Na floresta, esmaga-se proprietários com obrigações e limitações ideológicas em detrimento da objetividade técnica e da valorização dos recursos. E porque arde, aos agricultores é dada ordem para pararem de trabalhar, perdendo as parcas colheitas, quando a Agricultura e os agricultores são a melhor garantia de defesa do mundo rural. É tudo ao contrário do que devia ser.
Francisco Calheiros
Presidente da Confederação do Turismo de Portugal (CTP)

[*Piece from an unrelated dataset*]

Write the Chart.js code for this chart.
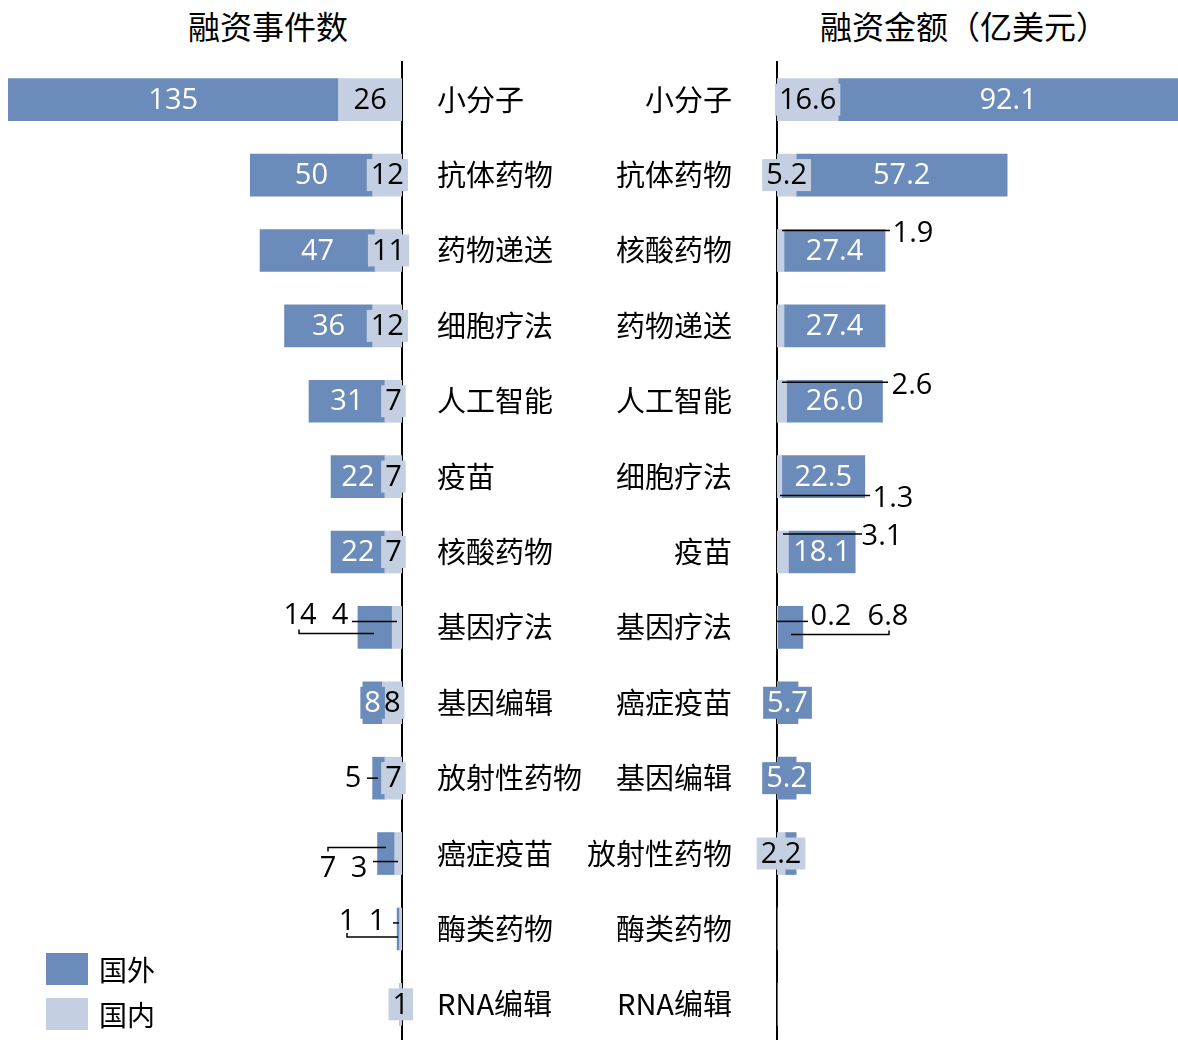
<!DOCTYPE html>
<html lang="zh">
<head>
<meta charset="utf-8">
<title>融资事件数 / 融资金额</title>
<script src="https://cdn.jsdelivr.net/npm/chart.js@4.4.1/dist/chart.umd.min.js"></script>
<style>
    body { margin: 0; width: 1178px; height: 1040px; overflow: hidden; background: #fff; position: relative; }
    canvas { position: absolute; top: 0; }
    #leftChart { left: 0; }
    #rightChart { left: 580px; }
    .title { position: absolute; top: 9px; font: 32px/1 'Noto Sans CJK SC', sans-serif; color: #000; white-space: nowrap; transform: translateX(-50%); }
    .legend-box { position: absolute; left: 46px; width: 42px; height: 32px; }
    .legend-text { position: absolute; left: 99px; font: 28px 'Noto Sans CJK SC', sans-serif; line-height: 32px; }
</style>
</head>
<body>
<div class="title" style="left:268px">融资事件数</div>
<div class="title" style="left:964px">融资金额（亿美元）</div>

<canvas id="leftChart" width="592" height="1042"></canvas>
<canvas id="rightChart" width="598" height="1042"></canvas>

<div class="legend-box" style="top:953px;background:#6b8cba"></div>
<div class="legend-text" style="top:953px">国外</div>
<div class="legend-box" style="top:998px;background:#c4cfe2"></div>
<div class="legend-text" style="top:998px">国内</div>

<script>
const DARK = '#6b8cba';
const LIGHT = '#c4cfe2';

// 融资事件数
const countCategories = ['小分子', '抗体药物', '药物递送', '细胞疗法', '人工智能', '疫苗', '核酸药物', '基因疗法', '基因编辑', '放射性药物', '癌症疫苗', '酶类药物', 'RNA编辑'];
const countForeign = [135, 50, 47, 36, 31, 22, 22, 14, 8, 5, 7, 1, 0];
const countDomestic = [26, 12, 11, 12, 7, 7, 7, 4, 8, 7, 3, 1, 1];

// 融资金额（亿美元）
const amountCategories = ['小分子', '抗体药物', '核酸药物', '药物递送', '人工智能', '细胞疗法', '疫苗', '基因疗法', '癌症疫苗', '基因编辑', '放射性药物', '酶类药物', 'RNA编辑'];
const amountForeign = [92.1, 57.2, 27.4, 27.4, 26.0, 22.5, 18.1, 6.8, 5.7, 5.2, 3.0, 0, 0];
const amountDomestic = [16.6, 5.2, 1.9, 1.9, 2.6, 1.3, 3.1, 0.2, 0, 0, 2.2, 0, 0];

// label placement for the small bars: offsets from (axis x, row centre y)
// key = dataset index (0 国内, 1 国外) + '-' + row
const countCallouts = {
    '1-7': { tx: -102, ty: -13, line: [[-103, 2], [-103, 6], [-28, 6]] },
    '0-7': { tx: -62, ty: -13, line: [[-50, -6], [-5, -6]] },
    '1-9': { tx: -49, ty: 0, line: [[-35, 0], [-24, 0]] },
    '1-10': { tx: -74, ty: 14, line: [[-74, -2], [-74, -6], [-16, -6]] },
    '0-10': { tx: -43, ty: 14, line: [[-29, 8], [-4, 8]] },
    '1-11': { tx: -55, ty: -8, line: [[-55, 4], [-55, 8], [-4, 8]] },
    '0-11': { tx: -25, ty: -8, line: [[-9, -6], [-3, -6]] }
};
const amountCallouts = {
    '0-2': { tx: 136, ty: -18, line: [[5, -20], [113, -20]] },
    '0-3': { hidden: true },
    '0-4': { tx: 135, ty: -16, line: [[5, -19], [111, -19]] },
    '0-5': { tx: 116, ty: 21, line: [[3, 19], [93, 19]] },
    '0-6': { tx: 105, ty: -16, line: [[6, -18], [85, -18]] },
    '0-7': { tx: 54, ty: -12, line: [[0, -6], [31, -6]] },
    '1-7': { tx: 111, ty: -12, line: [[14, 7], [112, 7], [112, 3]] },
    '1-10': { hidden: true }
};

const NUM_FONT = "29px 'Open Sans', 'Noto Sans', sans-serif";

function makeLabelPlugin(callouts, decimals) {
    return {
        id: 'barLabels',
        afterDraw(chart) {
            const ctx = chart.ctx;
            const axisX = chart.scales.x.getPixelForValue(0);
            ctx.save();
            ctx.font = NUM_FONT;
            ctx.textAlign = 'center';
            ctx.textBaseline = 'middle';

            chart.data.datasets.forEach((ds, di) => {
                const meta = chart.getDatasetMeta(di);
                meta.data.forEach((bar, i) => {
                    const value = ds.data[i];
                    if (!value) return;
                    const text = value.toFixed(decimals);
                    const c = callouts[di + '-' + i];
                    if (c && c.hidden) return;
                    const cy = chart.scales.y.getPixelForValue(i);

                    if (c) {
                        ctx.strokeStyle = '#000';
                        ctx.lineWidth = 1.5;
                        ctx.beginPath();
                        c.line.forEach((p, k) => {
                            if (k === 0) ctx.moveTo(axisX + p[0], cy + p[1]);
                            else ctx.lineTo(axisX + p[0], cy + p[1]);
                        });
                        ctx.stroke();
                        ctx.fillStyle = '#000';
                        ctx.fillText(text, axisX + c.tx, cy + c.ty + 1);
                        return;
                    }

                    const x = (bar.x + bar.base) / 2;
                    const w = ctx.measureText(text).width + 8;
                    ctx.fillStyle = ds.backgroundColor;
                    ctx.fillRect(x - w / 2, cy - 16, w, 32);
                    ctx.fillStyle = di === 1 ? '#fff' : '#000';
                    ctx.fillText(text, x, cy + 1);
                });
            });
            ctx.restore();
        }
    };
}

// keep the fixed axis width and drop the extra label padding chart.js adds top/bottom
function fixAxis(width) {
    return (scale) => {
        scale.width = width;
        scale.paddingTop = 0;
        scale.paddingBottom = 0;
    };
}

function renderCountChart() {
    const ctx = document.getElementById('leftChart').getContext('2d');
    new Chart(ctx, {
        type: 'bar',
        data: {
            labels: countCategories,
            datasets: [
                { label: '国内', data: countDomestic, backgroundColor: LIGHT },
                { label: '国外', data: countForeign, backgroundColor: DARK }
            ]
        },
        options: {
            indexAxis: 'y',
            responsive: false,
            animation: false,
            barThickness: 42,
            layout: { padding: { left: 8, top: 62, right: 0, bottom: 0 } },
            plugins: { legend: { display: false }, tooltip: { enabled: false } },
            scales: {
                x: { stacked: true, reverse: true, min: 0, max: 161, display: false },
                y: {
                    stacked: true,
                    position: 'right',
                    z: 1,
                    afterFit: fixAxis(190),
                    grid: { drawOnChartArea: false, drawTicks: false },
                    border: { display: true, color: '#000', width: 2 },
                    ticks: {
                        autoSkip: false,
                        padding: 35,
                        color: '#000',
                        font: { family: "'Noto Sans CJK SC', sans-serif", size: 29 }
                    }
                }
            }
        },
        plugins: [makeLabelPlugin(countCallouts, 0)]
    });
}

function renderAmountChart() {
    const ctx = document.getElementById('rightChart').getContext('2d');
    new Chart(ctx, {
        type: 'bar',
        data: {
            labels: amountCategories,
            datasets: [
                { label: '国内', data: amountDomestic, backgroundColor: LIGHT },
                { label: '国外', data: amountForeign, backgroundColor: DARK }
            ]
        },
        options: {
            indexAxis: 'y',
            responsive: false,
            animation: false,
            barThickness: 42,
            layout: { padding: { left: 0, top: 62, right: 0, bottom: 0 } },
            plugins: { legend: { display: false }, tooltip: { enabled: false } },
            scales: {
                x: { stacked: true, min: 0, max: 108.7, display: false },
                y: {
                    stacked: true,
                    position: 'left',
                    z: 1,
                    afterFit: fixAxis(197),
                    grid: { drawOnChartArea: false, drawTicks: false },
                    border: { display: true, color: '#000', width: 2 },
                    ticks: {
                        autoSkip: false,
                        padding: 45,
                        color: '#000',
                        font: { family: "'Noto Sans CJK SC', sans-serif", size: 29 }
                    }
                }
            }
        },
        plugins: [makeLabelPlugin(amountCallouts, 1)]
    });
}

renderCountChart();
renderAmountChart();
</script>
</body>
</html>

Contra (quase) todas as expectativas, o Turismo vai fechar 2022 com números próximos ou até superiores aos alcançados em 2019, que fechou restaurantes e hotéis, imobilizou aviões, impediu viagens de lazer e negócios, cancelou espetáculos e congressos. É uma recuperação notável da atividade mais dinâmica da nossa economia, que mais uma vez toma a dianteira no crescimento do país - a Conta Satélite do Turismo, divulgada recentemente, revela que já em 2021 contribuiu com 16,8 mil milhões para o PIB. Mas neste caminho da retoma persistem pedras que é preciso contornar. A primeira prende-se com a situação das empresas, ainda descapitalizadas, e dificuldades em fazer face aos aumentos de energia, combustíveis e inflação.
Continua a ser urgente que as medidas de capitalização das empresas saiam do papel e cheguem à economia real. A segunda tem que ver com dificuldades de recrutamento, que ameaçam um dos nossos grandes ativos, o serviço de qualidade. Há soluções, várias soluções, que podemos adotar, mas é necessário uma estratégia que una esforços de setor público e privado para captar e reter talentos.
Sobre a terceira, deixo a conclusão de um estudo que a CTP encomendou à Ernst & Young sobre a capacidade aeroportuária de Lisboa: o adiamento do aeroporto custa cerca de 7 mil milhões e 28 mil empregos num cenário mais otimista. Há números que falam mais do que mil palavras. E das palavras estamos todos cansados.